1. Licensing milestone for Texas SMR plant
Source: World Nuclear News
The location is Dow’s Seadrift site in Texas. The site has nine production plants on 4700 acres. It produces 4 billion pounds of chemical products and plastics used as feedstocks in other processes. There is an existing natural gas-fueled CHP plant of approximately 156 MWe.
The new set of four 80 MWe units will have a combined rated output of 320 MWe.
For both technologies, natural gas and nuclear, the thermal heat energy is more than the electric energy generated.
Link: Texas SMR CHP plant
Quote:
“Long Mott Generating Station is tipped to be the first grid-scale advanced nuclear reactor deployed to serve an industrial site in North America. The Xe-100 units are engineered to operate as a single 80MW electric unit, and are optimised as a four-unit plant delivering 320 MWe: the reactor can provide baseload power to an electricity system or support industrial applications with 200 MW thermal output per unit of high-pressure, high-temperature steam.
Dow is one of several tech giants and other major energy users to have signed the Large Energy End Users Pledge, supporting the goal of at least tripling nuclear energy by 2050.”
2. Oregon’s solar and battery rebate program opens soon. Funds may go fast
Source: Oregon Public Broadcasting
The State of Oregon is providing incentive money for residential solar and battery installations.

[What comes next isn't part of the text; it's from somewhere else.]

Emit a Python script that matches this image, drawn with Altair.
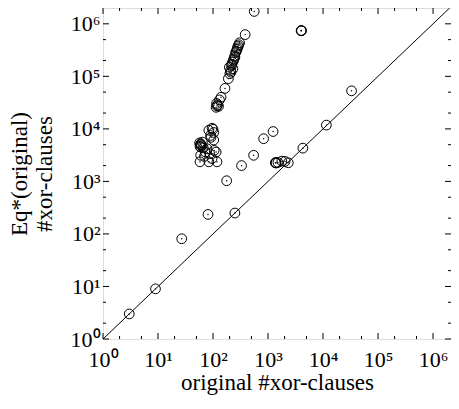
import altair as alt
import pandas as pd

# original #xor-clauses (x) and Eq*(original) #xor-clauses (y)
orig_xor = [
    3, 9, 27, 81, 250, 4300, 11500, 33000,
    177, 330, 547, 832, 1236,
    1360, 1380, 1400, 1514, 1783, 2041, 2333,
    4000, 4050, 4020, 561, 384,
    304, 285, 274, 258, 248, 238, 226, 217, 198, 208, 202, 190, 165, 140, 131, 121, 114, 126,
    250, 235, 220, 280, 295, 265, 230, 212, 118, 116,
    96, 84, 103, 92, 103, 59.6, 58, 66.5, 78, 105, 114, 87, 59.6, 58, 84, 118, 96, 73,
    60, 62, 57, 60, 64, 100, 90, 70,
]
eq_xor = [
    3, 9, 81, 235, 250, 4300, 11800, 53000,
    1030, 2000, 3140, 6500, 8900,
    2260, 2280, 2240, 2290, 2430, 2400, 2260,
    740000, 745000, 735000, 1720000, 623000,
    436000, 378000, 327000, 284000, 246000, 213000, 185000, 160000, 149000, 129000, 112000, 90400, 58900, 40000, 35600, 28800, 25700, 26900,
    230000, 200000, 170000, 350000, 400000, 300000, 140000, 120000, 27500, 30500,
    10270, 9420, 8540, 6890, 6140, 5170, 4620, 4350, 4170, 3890, 3620, 3370, 3140, 2360, 2360, 2360, 2720, 3620,
    5000, 4800, 5400, 4500, 5600, 9800, 7500, 3000,
]

major_ticks = [1, 10, 100, 1e3, 1e4, 1e5, 1e6]
minor_ticks = [2, 5, 20, 50, 200, 500, 2e3, 5e3, 2e4, 5e4, 2e5, 5e5]
diag_x = [1, 2.0e6]
diag_y = [1, 2.0e6]

W, H = 348, 331
XMAX, YMAX = 2.12e6, 2.0e6
FONT = "Liberation Serif"

pts = pd.DataFrame({"x": orig_xor, "y": eq_xor})
maj = pd.DataFrame({"v": major_ticks})
mnr = pd.DataFrame({"v": minor_ticks})
diag = pd.DataFrame({"x": diag_x, "y": diag_y})

xs = alt.Scale(type="log", domain=[1, XMAX], nice=False)
ys = alt.Scale(type="log", domain=[1, YMAX], nice=False)

lab = "'10' + substring('⁰¹²³⁴⁵⁶', round(log(datum.value)/LN10), round(log(datum.value)/LN10) + 1)"

xaxis = alt.Axis(values=major_ticks, labelExpr=lab, grid=False, ticks=False, domain=False,
                 labelFont=FONT, labelFontSize=22, labelColor="black", labelPadding=10,
                 title="original #xor-clauses", titleFont=FONT, titleFontSize=23,
                 titleFontWeight="normal", titleColor="black", titlePadding=1, labelFlush=False)
yaxis = alt.Axis(values=major_ticks, labelExpr=lab, grid=False, ticks=False, domain=False,
                 labelFont=FONT, labelFontSize=22, labelColor="black", labelPadding=3,
                 labelBaseline="middle",
                 title=["Eq*(original)", "#xor-clauses"], titleFont=FONT, titleFontSize=23,
                 titleFontWeight="normal", titleColor="black", titleX=-72, titleY=H / 2,
                 labelFlush=False)

circles = alt.Chart(pts).mark_point(shape="circle", filled=False, size=95, stroke="black",
                                    strokeWidth=1, opacity=1).encode(
    x=alt.X("x:Q", scale=xs, axis=xaxis),
    y=alt.Y("y:Q", scale=ys, axis=yaxis),
)
dots = alt.Chart(pts).mark_circle(size=2, color="black", opacity=1).encode(
    x=alt.X("x:Q", scale=xs), y=alt.Y("y:Q", scale=ys))

line = alt.Chart(diag).mark_line(color="black", strokeWidth=1, clip=True).encode(
    x=alt.X("x:Q", scale=xs), y=alt.Y("y:Q", scale=ys))

def tick_layers(df, ln):
    b = alt.Chart(df).mark_rule(color="black", strokeWidth=1).encode(
        x=alt.X("v:Q", scale=xs), y=alt.value(H), y2=alt.value(H - ln))
    t = alt.Chart(df).mark_rule(color="black", strokeWidth=1).encode(
        x=alt.X("v:Q", scale=xs), y=alt.value(0), y2=alt.value(ln))
    l = alt.Chart(df).mark_rule(color="black", strokeWidth=1).encode(
        y=alt.Y("v:Q", scale=ys), x=alt.value(0), x2=alt.value(ln))
    r = alt.Chart(df).mark_rule(color="black", strokeWidth=1).encode(
        y=alt.Y("v:Q", scale=ys), x=alt.value(W), x2=alt.value(W - ln))
    return [b, t, l, r]

layers = [line] + tick_layers(maj, 6) + tick_layers(mnr, 3) + [circles, dots]

chart = alt.layer(*layers).properties(
    width=W, height=H,
    autosize=alt.AutoSizeParams(type="none"),
    padding={"left": 95, "top": 0, "right": 0, "bottom": 57},
).configure_view(stroke="black", strokeWidth=1.5).configure(background="white")

chart.save("out.html", embed_options={"renderer": "svg", "actions": False})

The money will go fast!
Link: Oregon solar incentive article
Quote:
“Qualifying projects include new solar installations, new solar installations that include a battery storage system, or battery storage systems added to an existing solar installation.
In all, Headley said the agency expects to issue up to 350 rebates, and he hopes that people pursue the battery rebates.
Duard Headley is the Energy Incentives Manager at the Oregon Department of Energy.”
3. China launches first battery-swap truck network with 120-second recharge system
Source: Interesting engineering
Multiple battery-swap systems are in use already. This announcement involves a leading battery manufacturer and a truck-using delivery company.
With a battery swap the vehicle can be back on the road quickly. The batteries can be charged any time, and especially valuable feature when energy prices vary throughout the day.
Link: Battery-swap article
Quote:
“According to the company, over an eight-year vehicle life cycle, the system can save more than 2,000 hours of refueling time. CATL also said the energy replenishment cost is approximately half that of a conventional fuel-powered light truck.”